The model considered in this paper, as given by (2.1), is a latent variable model which appears as hyper-parameterised in the sense it involves a large number of parameters and latent variables. First, this means it is essentially intractable outside a Bayesian resolution. Second, within the Bayesian perspective, it calls for identifiability and consistency questions, namely which fraction of the unknown entities is identifiable and which fraction can be consistently estimated, eventually severing the dependence on the prior modelling. Personal experiences with capture-recapture models on social data like drug addict populations showed me that prior choices often significantly drive posterior inference on the population size. Here, it seems that the generative distortion mechanism between registry of individuals and actual records is paramount.

“We now investigate an alternative aspect of the uniform prior distribution of λ given N.”

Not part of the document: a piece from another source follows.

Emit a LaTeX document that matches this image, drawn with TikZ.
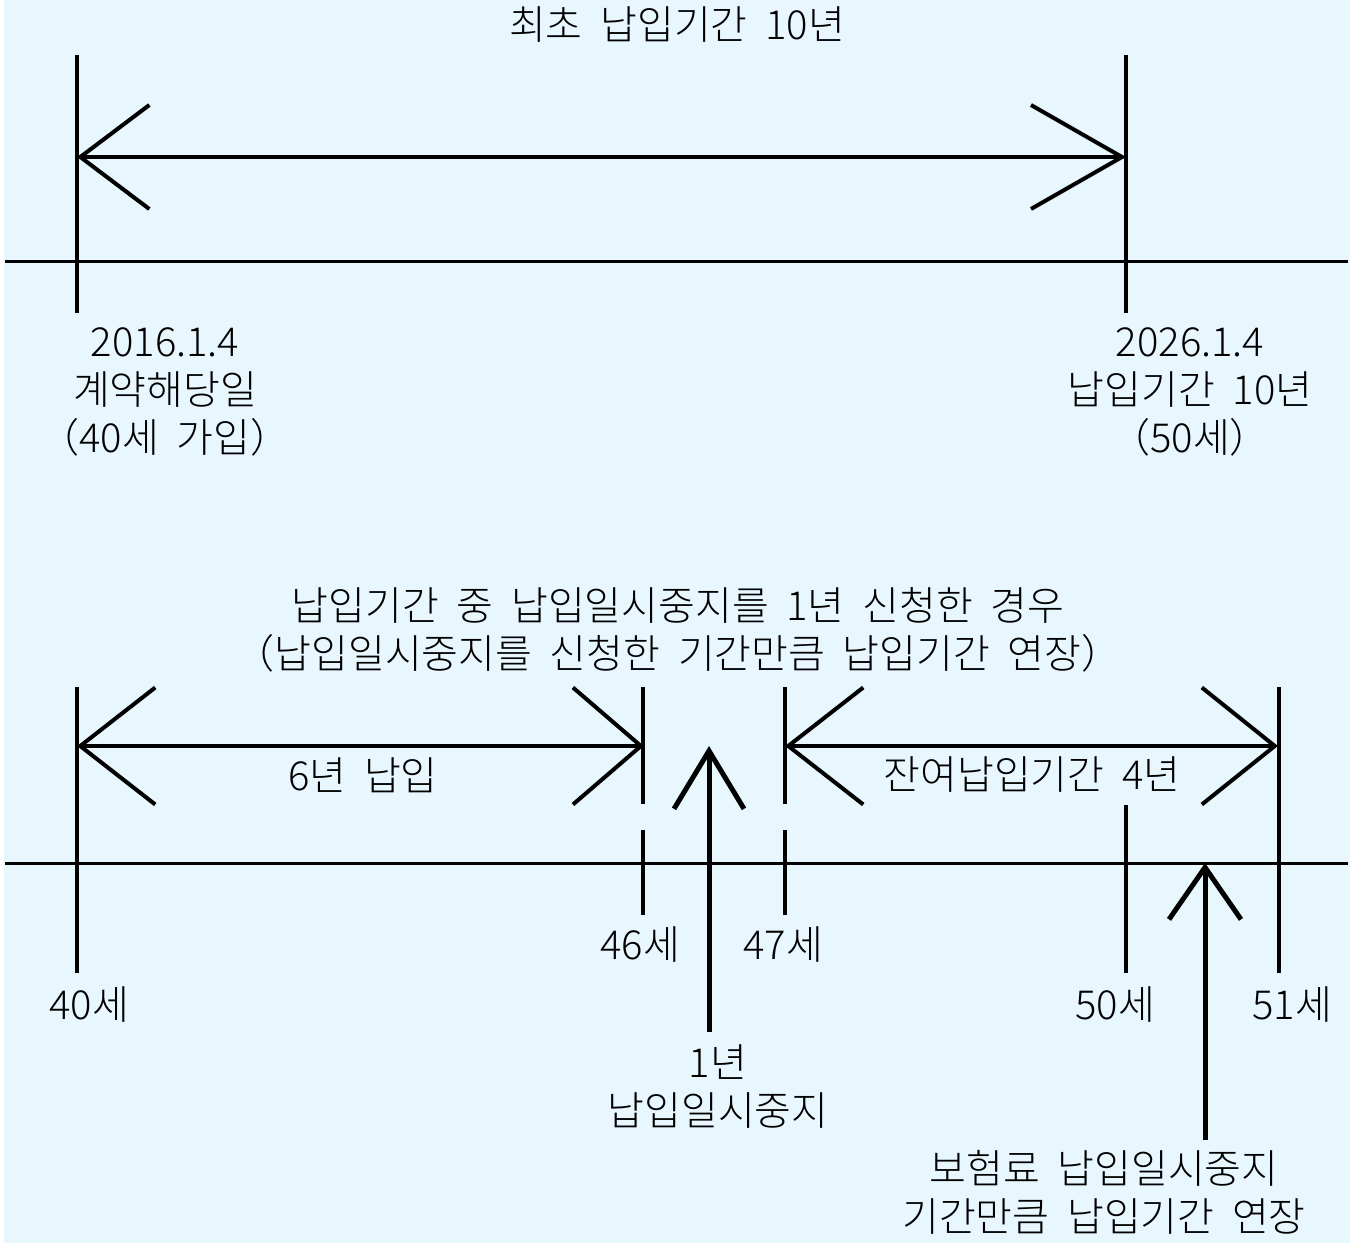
\documentclass[tikz,border=0pt]{standalone}
\usepackage{fontspec}
\setmainfont{Noto Sans CJK KR}[UprightFont=* Light, WordSpace=2]
\usetikzlibrary{positioning,arrows.meta}
\definecolor{bgblue}{RGB}{232,246,254}
\tikzset{
  lbl/.style={inner sep=0pt,align=center,font=\fontsize{40}{48}\selectfont},
  tick/.style={line width=4pt},
  axis/.style={line width=3pt},
  span/.style={line width=4pt},
  upshaft/.style={line width=5pt}
}

\begin{document}
\begin{tikzpicture}[x=1pt,y=-1pt]
\useasboundingbox (0,0) rectangle (1354,1245);
\fill[white] (0,0) rectangle (1354,1245);
\fill[bgblue] (4,0) rectangle (1350,1243);

% first term
\draw[axis] (5,261) -- (1348,261);
\foreach \x in {77,1126}
  \draw[tick] (\x,55) -- (\x,313);
\coordinate (a0) at (77,157);
\coordinate (a1) at (1126,157);
\draw[span,{Straight Barb[length=69pt,width=104pt]}-{Straight Barb[length=91pt,width=104pt]}] (a0) -- (a1);
\node[lbl] (title) at (677,25) {최초 납입기간 10년};
\node[lbl] (start) at (165,392) {2016.1.4\\계약해당일\\（40세 가입）};
\node[lbl] (finish) at (1190,392) {2026.1.4\\납입기간 10년\\（50세）};

% with pause
\draw[axis] (5,863) -- (1348,863);
\foreach \x/\a/\b in {77/687/973,1279/687/973,1126/805/973,643/687/804,643/830/915,785/687/804,785/830/915}
  \draw[tick] (\x,\a) -- (\x,\b);
\coordinate (b0) at (77,746);
\coordinate (b1) at (644,746);
\coordinate (c0) at (785,746);
\coordinate (c1) at (1278,746);
\draw[span,{Straight Barb[length=75pt,width=117pt]}-{Straight Barb[length=68pt,width=117pt]}] (b0) -- (b1);
\draw[span,{Straight Barb[length=75pt,width=117pt]}-{Straight Barb[length=73pt,width=117pt]}] (c0) -- (c1);
\coordinate (p0) at (709,1032);
\coordinate (p1) at (709,746);
\coordinate (q0) at (1205,1140);
\coordinate (q1) at (1205,863);
\draw[upshaft,-{Straight Barb[length=58pt,width=70pt]}] (p0) -- (p1);
\draw[upshaft,-{Straight Barb[length=52pt,width=72pt]}] (q0) -- (q1);

\node[lbl] (case) at (678,630) {납입기간 중 납입일시중지를 1년 신청한 경우\\（납입일시중지를 신청한 기간만큼 납입기간 연장）};
\node[lbl] (paid) at (363,775) {6년 납입};
\node[lbl] (rest) at (1032,775) {잔여납입기간 4년};
\node[lbl] (age40) at (89,1005) {40세};
\node[lbl] (age46) at (640,945) {46세};
\node[lbl] (age47) at (783,945) {47세};
\node[lbl] (age50) at (1115,1005) {50세};
\node[lbl] (age51) at (1292,1005) {51세};
\node[lbl] (pause) at (718,1087) {1년\\납입일시중지};
\node[lbl] (ext) at (1104,1192) {보험료 납입일시중지\\기간만큼 납입기간 연장};
\end{tikzpicture}
\end{document}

Since the practical application stressed in the title, namely some of civil casualties in Syria, interrogations take a more topical flavour as one wonders at the connection between the model and the actual data, between the prior modelling and the available prior information. It is however not the strategy adopted in the paper, which instead proposes a generic prior modelling that could be deemed to be non-informative. I find the property that conditioning on the list sizes eliminates the capture probabilities and the duplication rates quite amazing, reminding me indeed of similar properties for conjugate mixtures, although we found the property hard to exploit from a computational viewpoint. And that the hit-miss model provides computationally tractable marginal distributions for the cluster observations.

“Several records of the VDC data set represent unidentified victims and report only the date of death or do not have the first name and report only the relationship with the head of the family.”

This non-informative choice is however quite informative in the misreporting mechanism and does not address the issue that it presumably is misspecified. It indeed makes the assumption that individual label and type of record are jointly enough to explain the probability of misreporting the exact record. In practical cases, it seems more realistic that the probability to appear in a list depends on the characteristics of an individual, hence far from being uniform as well as independent from one list to the next. The same applies to the probability of being misreported. The alternative to the uniform allocation of individuals to lists found in (3.3) remains neutral to the reasons why (some) individuals are missing from (some) lists. No informative input is indeed made here on how duplicates could appear or on how errors are made in registering individuals. Furthermore, given the high variability observed in inferring the number of actual deaths covered by the collection of the two lists, it would have been of interest to include a model comparison assessment, especially when contemplating the clash between the four posteriors in Figure 4.

The implementation of a manageable Gibbs sampler in such a convoluted model is quite impressive and one would welcome further comments from the authors on its convergence properties, since it is facing a large dimensional space. Are there theoretical or numerical irreducibility issues for instance, created by the discrete nature of some latent variables as in mixture models?